Esse mesmo amor o Mário dedicou à sua arte nata, que se desabrochou graças a embirração da nossa Avó paterna com os rabiscos dele nas paredes da casa. A Mãe, para acalmar os ânimos da sogra, deu um diário ao Mário, sugerindo que ele desenhasse todos os dias algum acontecimento interessante. Essa simples ideia materna foi o início, aos 7 anos, da carreira artística deste jovem envergonhado, de poucas palavras mas com piada, e com um dom de observação quase sobrenatural. Um dia o Mário disse-me: “O meu trabalho é uma constante oração”.

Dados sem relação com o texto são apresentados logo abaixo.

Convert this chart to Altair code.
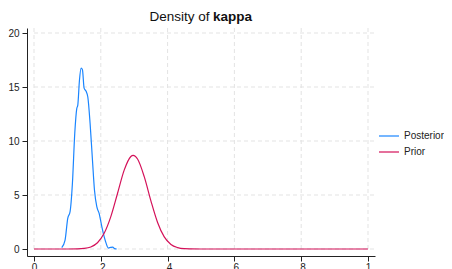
import altair as alt
import pandas as pd

# ---- data ----
title_parts = ["Density of", "kappa"]
series_names = ["Posterior", "Prior"]
series_colors = ["#1a85ff", "#d41159"]

post_x = [0.083, 0.093, 0.101, 0.108, 0.115, 0.122, 0.128, 0.131, 0.136, 0.141,
          0.145, 0.150, 0.156, 0.161, 0.168, 0.175, 0.181, 0.188, 0.195, 0.203,
          0.210, 0.216, 0.2225, 0.2295, 0.2355, 0.2415, 0.2475]
post_y = [0.12, 0.83, 2.84, 3.46, 6.08, 10.7, 13.0, 13.3, 15.6, 16.75,
          16.6, 14.9, 14.6, 14.1, 11.6, 8.24, 5.46, 3.92, 3.3, 2.07,
          1.14, 0.52, 0.09, 0.15, 0.18, 0.03, 0.0]

prior_x = [0.0, 0.10, 0.13, 0.15, 0.17, 0.19, 0.21, 0.23, 0.25, 0.27, 0.29, 0.297,
           0.31, 0.33, 0.35, 0.37, 0.39, 0.41, 0.43, 0.45, 0.47, 0.50, 0.70, 1.0]
prior_y = [0.0, 0.0, 0.01, 0.05, 0.19, 0.58, 1.45, 3.00, 5.14, 7.30, 8.57, 8.67,
           8.33, 6.70, 4.46, 2.46, 1.12, 0.42, 0.13, 0.03, 0.01, 0.0, 0.0, 0.0]

x_ticks = [0, 0.2, 0.4, 0.6, 0.8, 1.0]
x_tick_labels = ["0", ".2", ".4", ".6", ".8", "1"]
y_ticks = [0, 5, 10, 15, 20]

x_domain = [-0.021, 1.021]
y_domain = [-0.648, 20.463]

df = pd.concat([
    pd.DataFrame({"x": post_x, "y": post_y, "series": series_names[0]}),
    pd.DataFrame({"x": prior_x, "y": prior_y, "series": series_names[1]}),
])

xs = alt.Scale(domain=x_domain, nice=False, zero=False)
ys = alt.Scale(domain=y_domain, nice=False, zero=False)

x_label_expr = (str(x_tick_labels) + "[round(datum.value * 5)]")
x_axis = alt.Axis(values=x_ticks, labelExpr=x_label_expr, grid=False, title=None,
                  labelPadding=1)
y_axis = alt.Axis(values=y_ticks, grid=False, title=None)

grid_col = "#e3e3e3"
grid_dash = [4, 3]

hgrid = alt.Chart(pd.DataFrame({"y": y_ticks, "x0": 0.0, "x1": x_domain[1]})).mark_rule(
    color=grid_col, strokeDash=grid_dash, strokeWidth=1
).encode(
    y=alt.Y("y:Q", scale=ys, axis=y_axis),
    x=alt.X("x0:Q", scale=xs, axis=x_axis),
    x2="x1:Q",
)

vgrid = alt.Chart(pd.DataFrame({"x": x_ticks, "y0": 0.0, "y1": y_domain[1]})).mark_rule(
    color=grid_col, strokeDash=grid_dash, strokeWidth=1
).encode(
    x=alt.X("x:Q", scale=xs, axis=x_axis),
    y=alt.Y("y0:Q", scale=ys, axis=y_axis),
    y2="y1:Q",
)

lines = alt.Chart(df).mark_line(strokeWidth=1.2, interpolate="monotone").encode(
    x=alt.X("x:Q", scale=xs, axis=x_axis),
    y=alt.Y("y:Q", scale=ys, axis=y_axis),
    color=alt.Color("series:N",
                    scale=alt.Scale(domain=series_names, range=series_colors),
                    legend=alt.Legend(title=None, orient="none", legendX=351, legendY=97,
                                      symbolType="stroke", symbolSize=400,
                                      symbolStrokeWidth=1.2, labelFontSize=10,
                                      labelOffset=4, padding=0, rowPadding=-8,
                                      labelFont="Liberation Sans", labelColor="#222")),
    order="x:Q",
)

t1 = alt.Chart(pd.DataFrame({"t": [title_parts[0]]})).mark_text(
    align="right", baseline="alphabetic", fontSize=13.5, font="Liberation Sans", color="#111"
).encode(text="t:N", x=alt.value(182.5), y=alt.value(-7))

t2 = alt.Chart(pd.DataFrame({"t": [title_parts[1]]})).mark_text(
    align="left", baseline="alphabetic", fontSize=13.5, fontWeight="bold",
    font="Liberation Sans", color="#111"
).encode(text="t:N", x=alt.value(186), y=alt.value(-7))

chart = alt.layer(hgrid, vgrid, lines, t1, t2).properties(
    width=348, height=228,
    autosize=alt.AutoSizeParams(type="none"),
    padding={"left": 19, "top": 20, "right": 69, "bottom": 20},
).configure_view(stroke=None).configure_axis(
    domainColor="#222", tickColor="#222", tickSize=5, labelFontSize=10,
    labelFont="Liberation Sans", labelColor="#222", labelPadding=3,
    domainWidth=1, tickWidth=1,
)

chart.save("out.html", embed_options={"renderer": "svg", "actions": False})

Os diários que a Mãe passou a oferecer-lhe no Natal de cada ano, mais tarde em papel de desenho, especialmente encadernado em Pangim, levando o ano e o nome na lomba, passavam de mão em mão dos primos, dos amigos e mesmo do Governador e Patriarca. Lembro-me do Patriarca D. José da Costa Nunes, que, segundo consta, deleitava-se com as caricaturas dos clérigos.

Baizu, Biggle, aos 7 anos

Quando jovem, o Mário tinha uma cabeleira bem espessa e um dos meus passatempos era fazer pequenas tranças do seu cabelo, enquanto ele registava acontecimentos no seu Diário. Nunca se aborreceu nem parou de desenhar. Nota-se que eu tinha apenas 5 ou 6 anos e ele estava já nos estudos universitários. Possuía o dom de trabalhar e conversar simultaneamente. Um dos outros passatempos, mas esse proporcionado por ele, era o piano, que aprendeu com a Mãe, e que eu ouvia com grande admiração. Imaginava-se pianista concertista fazendo vénias aos calorosos aplausos dos espectadores! Nunca pensou que iria fazer uma carreira como caricaturista, graças aos Diários que lhe abriram as portas.

O Mário não foi apenas caricaturista. Tem uma imensidão de obras sem caricaturas. Quase no fim da vida produtiva, concordou que os pequenos traços com os quais criava imagens monumentais teriam sido uma autoterapia inconsciente. Nunca posso cessar de admirar o volume do seu trabalho. Se pensarmos nas 365 entradas no diário, ao longo de pelo menos 18 anos, temos 6,570 desenhos compostos de caricaturas, retratos, pinturas de paisagens e figuras a cores. Ele também redigia com bastante humor. Pena que o tempo não lhe permitiu desfrutar mais desse seu outro dom.

Desabafou um dia que queria ter tempo para fazer o que mais gostava: experimentar cores pintando a natureza em aguarela. Constantes prazos a serem cumpridos para o ganha-pão não o tinham ainda permitido esse luxo. A rigidez nas mãos impediram mais obras. Contudo, fez várias tentativas a lápis e aguarela, sendo cinzento claro a cor dominante, assemelhando nuvens, com pequenas manchas em  rosa leve. Observação minuciosa desses borrões cinzentos, junto das manchas rosas, via-se o que parecia mini escaleres. Talvez recordação de Damão, sua terra natal. Não sei qual foi a sorte desses últimos trabalhos desse génio. Quiçá a mesma que dezenas deles tiveram quando o Tommy, o grande amigo canino, resolvia censurar aqueles que ele encontrava no chão do estúdio no apartamento em Bombaim, levantando a perna!

Mário com Bozo

O último companheiro canino em Loutulim foi o Happy, nome dado pelo seu neto. Este, aliás alegre canino, traumatisado com a imobilidade do Mário, tentava saltar para junto do seu corpo, gemendo. Olhando pela última vez aquelas bonitas e preciosas mãos, ora atadas como que em prece, fiz com que o fiel amigo dele me acompanhasse para um passeio junto à Natureza, tanto apreciada pelo Mário, cogitando que afinal tudo o que é bom dura tão pouco.

                                                                    Baizu, Biggle, irmã do Mário Miranda*

(Imagens: www.mariodemiranda.com)

 

 


* Maria de Fatima do R B M Figueiredo (1942-), natural de Bangalore. Meio século de trabalho: Portugal, Angola, Reino Unido, em diversas empresas particulares, consulado, embaixada e escritório de advogados. Actualmente em Goa com marido, no novo avatar como agricultores.